Close behind the prospectors and miners came the agriculturalists, families from the eastern states and Europe who saw opportunities for stock-raising and truck garden operations on the open grasslands. Following the decline of placer deposits in the Mother Lode after ca. 1860, ranching became more important to the foothill economy. Settlers established farms in the area where they grew hay, alfalfa, and wheat and planted orchards. Most families practiced a mixed agricultural economy, raising cattle, sheep, hogs, and poultry, which supplied them with a steady supply of foodstuffs augmented by vegetable gardens and orchards.

Livestock, however, has always provided the backbone of the agricultural industry, with the practice of transhumance opening up the high country to cow and sheep camps. Upland grazing of cattle, sheep, and goats was an important early historical land use, beginning as early as 1849, with livestock herds annually moved to the mountains during the hot summers, returning to the valleys below before winter. Most of the geographic names in the high country were derived from the summer pasturing of the foothill ranching families, i.e. Tryon Peak, Hiram Meadow, Adams Camp, Wheat’s Meadow, and many others.

historic photo of town
The ranch at Boston Flat, near Jesus Maria, was surrounded by olive groves planted by its Italian owners.

Some families established vineyards and produced wines and brandies for personal use and for sale, while others bottled the clear, fresh waters of local springs and sold them commercially. Hops were grown and baked in kilns for breweries that produced local beers and ales. Olive trees were planted and the olives cured or made into oil, in both family and commercial orchards.

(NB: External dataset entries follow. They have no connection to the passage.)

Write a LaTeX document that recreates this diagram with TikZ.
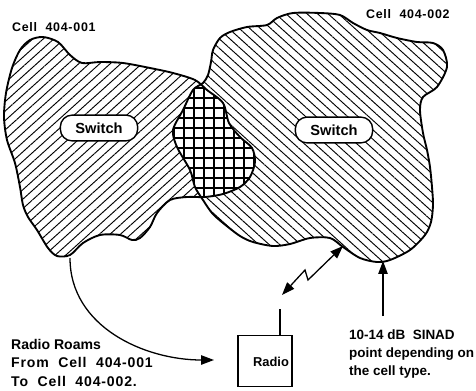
\documentclass[tikz,border=0pt]{standalone}
\usepackage{fontspec}
\setmainfont{Liberation Sans}
\newfontfamily\widefont[LetterSpace=6]{Liberation Sans}
\usetikzlibrary{arrows.meta,patterns.meta}
\tikzset{
  cell one/.style={insert path={plot[smooth cycle, tension=0.5] coordinates {
    (20,50) (30,40) (43,37) (58,42) (70,55) (82,63) (100,62) (123,63) (150,68)
    (173,73) (195,80) (207,90) (223,103) (229,123) (240,137) (252,148) (255,162)
    (250,177) (240,187) (223,194) (205,197) (187,197) (170,200) (157,213) (150,227)
    (140,238) (132,240) (120,235) (100,235) (83,243) (70,255) (57,256) (48,248)
    (37,230) (28,217) (23,205) (20,187) (15,163) (7,140) (4,117) (6,93) (12,68)}}},
  cell two/.style={insert path={plot[smooth cycle, tension=0.5] coordinates {
    (213,50) (220,38) (230,32) (247,27) (267,25) (277,18) (293,13) (320,13) (340,15)
    (353,23) (367,30) (380,33) (397,38) (417,42) (433,43) (443,50) (447,67) (437,87)
    (423,97) (420,110) (423,133) (427,150) (430,167) (432,187) (433,205) (431,222)
    (425,235) (410,250) (390,260) (377,262) (360,258) (343,247) (330,238) (310,238)
    (290,244) (273,246) (253,242) (240,236) (223,223) (212,213) (203,200) (195,187)
    (190,170) (177,147) (173,130) (183,110) (193,90) (203,83) (208,75) (211,62)}}},
  switchbox/.style={draw, fill=white, line width=1.2pt, rounded corners=10pt,
    minimum width=66pt, minimum height=22pt, font=\fontsize{12.5}{14}\selectfont\bfseries},
  sig/.style={line width=1.1pt},
  >={Stealth[length=11pt,width=8pt,inset=0pt]}
}
\begin{document}
\begin{tikzpicture}[x=0.03cm, y=-0.03cm]
    \useasboundingbox (0,0) rectangle (476,390);

    % coverage areas
    \fill[pattern={Lines[angle=42,distance=6pt,line width=0.8pt]}, cell one];
    \fill[pattern={Lines[angle=-42,distance=6pt,line width=0.8pt]}, cell two];
    \begin{scope}
        \clip[cell one];
        \fill[white, cell two];
        \clip[cell two];
        \foreach \gx in {164,174,...,264}
            \draw[line width=0.9pt] (\gx,75) -- (\gx,210);
        \foreach \gy in {78,88,...,208}
            \draw[line width=0.9pt] (160,\gy) -- (270,\gy);
    \end{scope}
    \draw[line width=1.6pt, cell one];
    \draw[line width=1.6pt, cell two];

    \node[anchor=base west, font=\widefont\fontsize{10.6}{12}\selectfont\bfseries] (lblone) at (8,31) {Cell\ \ 404-001};
    \node[anchor=base west, font=\widefont\fontsize{10.6}{12}\selectfont\bfseries] (lbltwo) at (362,18) {Cell\ \ 404-002};

    \node[switchbox] (swone) at (99,128) {Switch};
    \node[switchbox] (swtwo) at (334,130) {Switch};

    % radio
    \node[draw, line width=1.1pt, minimum width=46pt, minimum height=44pt] (radio) at (265,361) {};
    \node[font=\fontsize{11}{12}\selectfont\bfseries] (radiotxt) at (271,362) {Radio};
    \coordinate (ant) at (280,309);
    \draw[sig] (ant) -- (ant |- radio.north);

    % roaming
    \coordinate (roamfrom) at (70,258);
    \coordinate (roamto) at (214,360);
    \draw[sig, ->] (roamfrom) to[out=-90, in=180] (roamto);

    % radio link
    \coordinate (linkradio) at (282,295);
    \coordinate (linkcell) at (343,246);
    \draw[sig, <->] (linkradio) -- (305,270) -- (308,280) -- (linkcell);

    % sinad point
    \coordinate (sinadpt) at (383,261);
    \coordinate (sinadfoot) at (383,316);
    \draw[sig, ->] (sinadfoot) -- (sinadpt);

    \node[anchor=base west, align=left, font=\fontsize{11.5}{15}\selectfont\bfseries] (sinad) at (345,375)
        {10-14\ dB\ \ SINAD\\point depending on\\the cell type.};
    \node[anchor=base west, align=left, font=\fontsize{12}{15.7}\selectfont\bfseries] (roam) at (7,386)
        {Radio Roams\\{\widefont From\ \ Cell\ \ 404-001}\\{\widefont To\ \ Cell\ \ 404-002.}};
\end{tikzpicture}
\end{document}
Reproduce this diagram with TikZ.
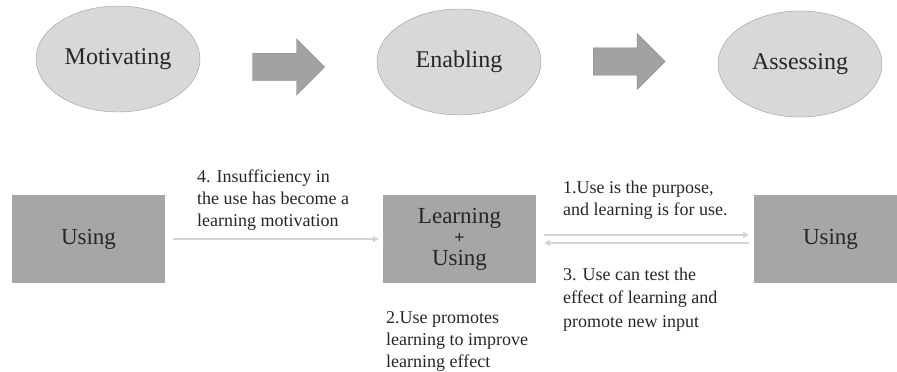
\documentclass[tikz,border=0pt]{standalone}
\usepackage{fontspec}
\setmainfont{Liberation Serif}
\usetikzlibrary{shapes.geometric, shapes.arrows, arrows.meta}

\definecolor{ellfill}{HTML}{D8D8D8}
\definecolor{elldraw}{HTML}{9C9C9C}
\definecolor{boxfill}{HTML}{A6A6A6}
\definecolor{bigarrow}{HTML}{A2A2A2}
\definecolor{thinline}{HTML}{D4D4D4}
\definecolor{txt}{HTML}{262626}

\tikzset{
	stage/.style = {ellipse, draw = elldraw, fill = ellfill, minimum width = 164pt, minimum height = 106pt, inner sep = 0pt, text = txt, font = \fontsize{24}{26}\selectfont},
	block/.style = {rectangle, fill = boxfill, minimum width = 153pt, minimum height = 88pt, inner sep = 0pt, text = txt, font = \fontsize{23}{26}\selectfont, align = center},
	flow/.style = {single arrow, draw = bigarrow!80!black, fill = bigarrow, minimum height = 72pt, inner sep = 13.5pt, single arrow head extend = 14.5pt, single arrow tip angle = 90, anchor = tail},
	link/.style = {draw = thinline, line width = 1.6pt, -{Triangle[length = 6pt, width = 6pt]}},
	note/.style = {anchor = base west, inner sep = 0pt, align = left, text = txt, font = \fontsize{18}{22}\selectfont}
}

\begin{document}
\begin{tikzpicture}[x = 1pt, y = -1pt]
	\useasboundingbox (0, 0) rectangle (897, 372);
	% top row
	\node[stage] (motiv) at (118, 59) {Motivating};
	\node[stage] (enab) at (459, 62) {Enabling};
	\node[stage] (assess) at (800, 64) {Assessing};
	\node[flow] (go1) at (252.5, 67) {};
	\node[flow] (go2) at (593, 61.5) {};
	% bottom row
	\node[block] (useL) at (88.5, 239) {Using};
	\node[block] (learn) at (459.5, 239) {};
	\node[text = txt, font = \fontsize{23}{26}\selectfont, inner sep = 0pt] (lrn) at (459.5, 218) {Learning};
	\node[text = txt, font = \fontsize{18}{18}\selectfont\bfseries, inner sep = 0pt] (plus) at (459.5, 238) {+};
	\node[text = txt, font = \fontsize{23}{26}\selectfont, inner sep = 0pt] (usg) at (459.5, 260) {Using};
	\node[block] (useR) at (830.5, 239) {Using};
	% connectors
	\coordinate (a4s) at (173, 239);
	\coordinate (a4e) at (379, 239);
	\draw[link] (a4s) -- (a4e);
	\coordinate (a1s) at (544, 235);
	\coordinate (a1e) at (749, 235);
	\draw[link] (a1s) -- (a1e);
	\coordinate (a3s) at (749, 243);
	\coordinate (a3e) at (544, 243);
	\draw[link] (a3s) -- (a3e);
	% labels (anchored at the last line)
	\node[note] (n4) at (197, 226) {4. Insufficiency in\\the use has become a\\learning motivation};
	\node[note] (n1) at (563, 215) {1.Use is the purpose,\\and learning is for use.};
	\node[note, font = \fontsize{18}{23.5}\selectfont] (n3) at (563, 327) {3. Use can test the\\effect of learning and\\promote new input};
	\node[note] (n2) at (386, 367) {2.Use promotes\\learning to improve\\learning effect};
\end{tikzpicture}
\end{document}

Commercial winemaking began in 1851, with 1,000 vines set out on the Calaveras River. Mokelumne Hill was another center of wine production, but vineyards were also planted in virtually every community in the early years.

Nineteenth-century impetus for agricultural development came from disenchanted county boosters who blamed mining for Calaveras’ socioeconomic problems and perceived farming as a panacea. A host of problems plagued the county’s agricultural development, not the least of which was the public perception of the foothills as mining territory incapable of fostering anything better than infertile “bedrock ranches.” Local farming never developed beyond a subsistence level and gradually gave way to livestock operations. As the mining economy declined, however, farming gained importance as a family enterprise which helped to establish more permanence and stability in the society.